- AIM OF THE TASK:
Repeat the lines below exactly as they appear, but leave out the images.
[start of SOURCE EXCERPT]
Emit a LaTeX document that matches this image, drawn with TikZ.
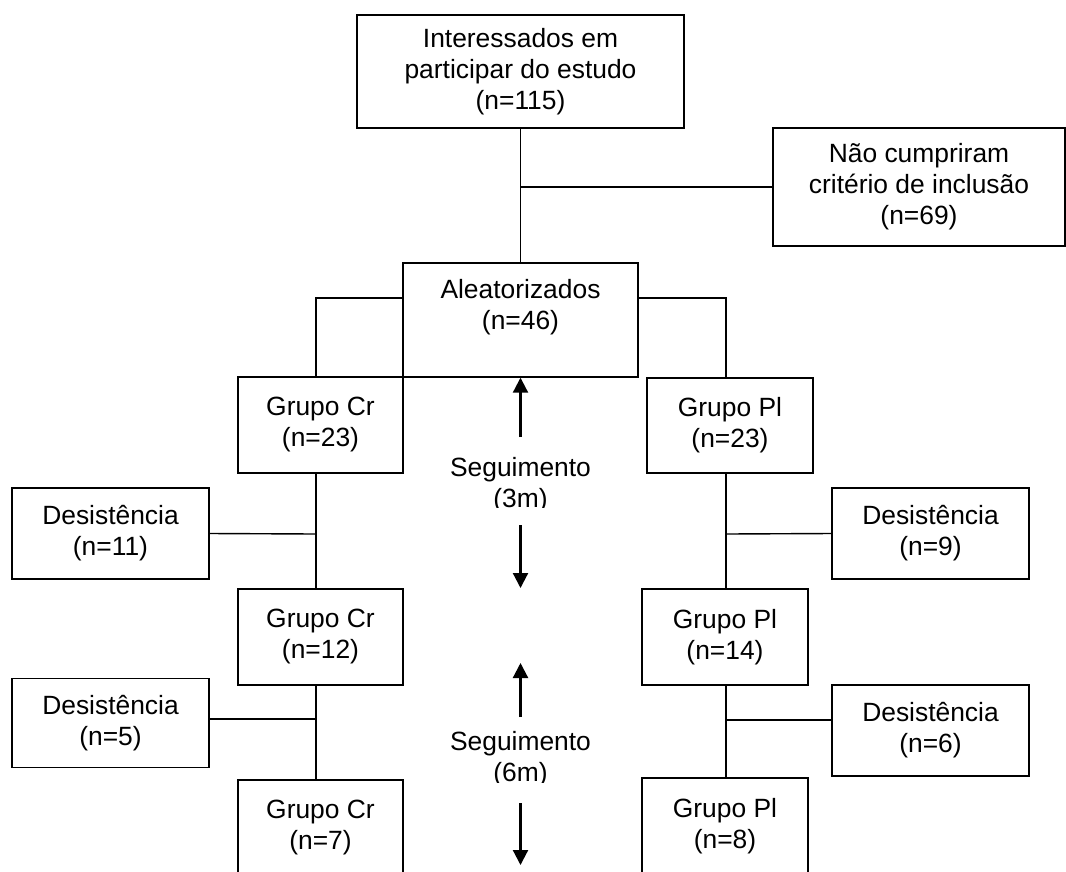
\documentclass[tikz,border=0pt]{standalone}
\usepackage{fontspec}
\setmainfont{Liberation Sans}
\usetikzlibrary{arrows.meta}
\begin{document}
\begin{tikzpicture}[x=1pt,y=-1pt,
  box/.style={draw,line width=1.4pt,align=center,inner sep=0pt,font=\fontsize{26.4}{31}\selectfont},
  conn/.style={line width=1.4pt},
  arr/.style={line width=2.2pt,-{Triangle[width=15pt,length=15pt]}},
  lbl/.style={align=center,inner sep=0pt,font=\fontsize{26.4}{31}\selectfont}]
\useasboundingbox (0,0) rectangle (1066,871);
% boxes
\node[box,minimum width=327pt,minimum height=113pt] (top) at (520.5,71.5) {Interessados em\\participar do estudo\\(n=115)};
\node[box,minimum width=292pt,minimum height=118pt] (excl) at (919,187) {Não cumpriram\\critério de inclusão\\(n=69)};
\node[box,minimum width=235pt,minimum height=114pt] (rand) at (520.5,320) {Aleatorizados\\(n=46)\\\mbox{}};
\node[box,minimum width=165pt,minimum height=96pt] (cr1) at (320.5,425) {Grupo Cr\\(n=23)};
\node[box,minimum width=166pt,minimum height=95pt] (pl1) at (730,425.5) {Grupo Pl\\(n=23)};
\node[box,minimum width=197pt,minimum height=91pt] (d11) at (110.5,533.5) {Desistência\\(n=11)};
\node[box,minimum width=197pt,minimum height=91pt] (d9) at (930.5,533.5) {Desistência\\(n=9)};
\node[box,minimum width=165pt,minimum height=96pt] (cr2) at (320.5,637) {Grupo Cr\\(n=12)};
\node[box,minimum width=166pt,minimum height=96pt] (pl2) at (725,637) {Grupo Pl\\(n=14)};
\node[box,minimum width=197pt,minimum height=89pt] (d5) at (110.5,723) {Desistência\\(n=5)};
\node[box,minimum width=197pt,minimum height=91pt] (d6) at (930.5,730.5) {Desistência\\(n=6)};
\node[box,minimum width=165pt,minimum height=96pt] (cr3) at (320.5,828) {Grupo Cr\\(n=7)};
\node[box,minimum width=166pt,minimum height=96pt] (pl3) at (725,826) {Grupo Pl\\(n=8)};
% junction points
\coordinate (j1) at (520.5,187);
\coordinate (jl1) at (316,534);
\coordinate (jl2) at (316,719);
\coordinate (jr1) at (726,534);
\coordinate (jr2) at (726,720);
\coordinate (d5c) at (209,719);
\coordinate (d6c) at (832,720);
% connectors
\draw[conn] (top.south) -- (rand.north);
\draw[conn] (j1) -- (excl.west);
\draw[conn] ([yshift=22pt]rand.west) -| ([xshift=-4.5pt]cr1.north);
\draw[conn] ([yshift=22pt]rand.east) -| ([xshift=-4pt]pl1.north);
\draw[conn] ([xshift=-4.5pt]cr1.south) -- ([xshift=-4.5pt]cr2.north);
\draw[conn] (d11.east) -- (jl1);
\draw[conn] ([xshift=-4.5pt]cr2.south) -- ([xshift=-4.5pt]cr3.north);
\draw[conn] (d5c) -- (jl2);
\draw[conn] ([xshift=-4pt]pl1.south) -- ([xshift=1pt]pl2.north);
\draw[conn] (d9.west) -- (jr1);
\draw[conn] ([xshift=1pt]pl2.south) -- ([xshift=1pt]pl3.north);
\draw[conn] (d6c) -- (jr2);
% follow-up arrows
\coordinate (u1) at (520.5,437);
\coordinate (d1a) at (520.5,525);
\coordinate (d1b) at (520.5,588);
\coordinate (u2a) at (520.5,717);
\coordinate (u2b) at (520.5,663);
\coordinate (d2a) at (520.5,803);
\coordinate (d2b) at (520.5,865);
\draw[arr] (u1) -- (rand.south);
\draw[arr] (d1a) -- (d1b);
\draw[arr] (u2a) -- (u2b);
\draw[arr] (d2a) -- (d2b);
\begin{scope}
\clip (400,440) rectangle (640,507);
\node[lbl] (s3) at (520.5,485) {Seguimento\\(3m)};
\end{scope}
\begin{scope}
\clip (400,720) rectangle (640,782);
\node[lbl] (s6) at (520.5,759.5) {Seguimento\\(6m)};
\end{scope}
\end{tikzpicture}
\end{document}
[end of SOURCE EXCERPT]
- RESPONSE FOR THIS EXERCISE:
Emit a LaTeX document that matches this image, drawn with TikZ.
\documentclass[tikz,border=0pt]{standalone}
\usepackage{fontspec}
\setmainfont{Liberation Sans}
\usetikzlibrary{arrows.meta}
\begin{document}
\begin{tikzpicture}[x=1pt,y=-1pt,
  box/.style={draw,line width=1.4pt,align=center,inner sep=0pt,font=\fontsize{26.4}{31}\selectfont},
  conn/.style={line width=1.4pt},
  arr/.style={line width=2.2pt,-{Triangle[width=15pt,length=15pt]}},
  lbl/.style={align=center,inner sep=0pt,font=\fontsize{26.4}{31}\selectfont}]
\useasboundingbox (0,0) rectangle (1066,871);
% boxes
\node[box,minimum width=327pt,minimum height=113pt] (top) at (520.5,71.5) {Interessados em\\participar do estudo\\(n=115)};
\node[box,minimum width=292pt,minimum height=118pt] (excl) at (919,187) {Não cumpriram\\critério de inclusão\\(n=69)};
\node[box,minimum width=235pt,minimum height=114pt] (rand) at (520.5,320) {Aleatorizados\\(n=46)\\\mbox{}};
\node[box,minimum width=165pt,minimum height=96pt] (cr1) at (320.5,425) {Grupo Cr\\(n=23)};
\node[box,minimum width=166pt,minimum height=95pt] (pl1) at (730,425.5) {Grupo Pl\\(n=23)};
\node[box,minimum width=197pt,minimum height=91pt] (d11) at (110.5,533.5) {Desistência\\(n=11)};
\node[box,minimum width=197pt,minimum height=91pt] (d9) at (930.5,533.5) {Desistência\\(n=9)};
\node[box,minimum width=165pt,minimum height=96pt] (cr2) at (320.5,637) {Grupo Cr\\(n=12)};
\node[box,minimum width=166pt,minimum height=96pt] (pl2) at (725,637) {Grupo Pl\\(n=14)};
\node[box,minimum width=197pt,minimum height=89pt] (d5) at (110.5,723) {Desistência\\(n=5)};
\node[box,minimum width=197pt,minimum height=91pt] (d6) at (930.5,730.5) {Desistência\\(n=6)};
\node[box,minimum width=165pt,minimum height=96pt] (cr3) at (320.5,828) {Grupo Cr\\(n=7)};
\node[box,minimum width=166pt,minimum height=96pt] (pl3) at (725,826) {Grupo Pl\\(n=8)};
% junction points
\coordinate (j1) at (520.5,187);
\coordinate (jl1) at (316,534);
\coordinate (jl2) at (316,719);
\coordinate (jr1) at (726,534);
\coordinate (jr2) at (726,720);
\coordinate (d5c) at (209,719);
\coordinate (d6c) at (832,720);
% connectors
\draw[conn] (top.south) -- (rand.north);
\draw[conn] (j1) -- (excl.west);
\draw[conn] ([yshift=22pt]rand.west) -| ([xshift=-4.5pt]cr1.north);
\draw[conn] ([yshift=22pt]rand.east) -| ([xshift=-4pt]pl1.north);
\draw[conn] ([xshift=-4.5pt]cr1.south) -- ([xshift=-4.5pt]cr2.north);
\draw[conn] (d11.east) -- (jl1);
\draw[conn] ([xshift=-4.5pt]cr2.south) -- ([xshift=-4.5pt]cr3.north);
\draw[conn] (d5c) -- (jl2);
\draw[conn] ([xshift=-4pt]pl1.south) -- ([xshift=1pt]pl2.north);
\draw[conn] (d9.west) -- (jr1);
\draw[conn] ([xshift=1pt]pl2.south) -- ([xshift=1pt]pl3.north);
\draw[conn] (d6c) -- (jr2);
% follow-up arrows
\coordinate (u1) at (520.5,437);
\coordinate (d1a) at (520.5,525);
\coordinate (d1b) at (520.5,588);
\coordinate (u2a) at (520.5,717);
\coordinate (u2b) at (520.5,663);
\coordinate (d2a) at (520.5,803);
\coordinate (d2b) at (520.5,865);
\draw[arr] (u1) -- (rand.south);
\draw[arr] (d1a) -- (d1b);
\draw[arr] (u2a) -- (u2b);
\draw[arr] (d2a) -- (d2b);
\begin{scope}
\clip (400,440) rectangle (640,507);
\node[lbl] (s3) at (520.5,485) {Seguimento\\(3m)};
\end{scope}
\begin{scope}
\clip (400,720) rectangle (640,782);
\node[lbl] (s6) at (520.5,759.5) {Seguimento\\(6m)};
\end{scope}
\end{tikzpicture}
\end{document}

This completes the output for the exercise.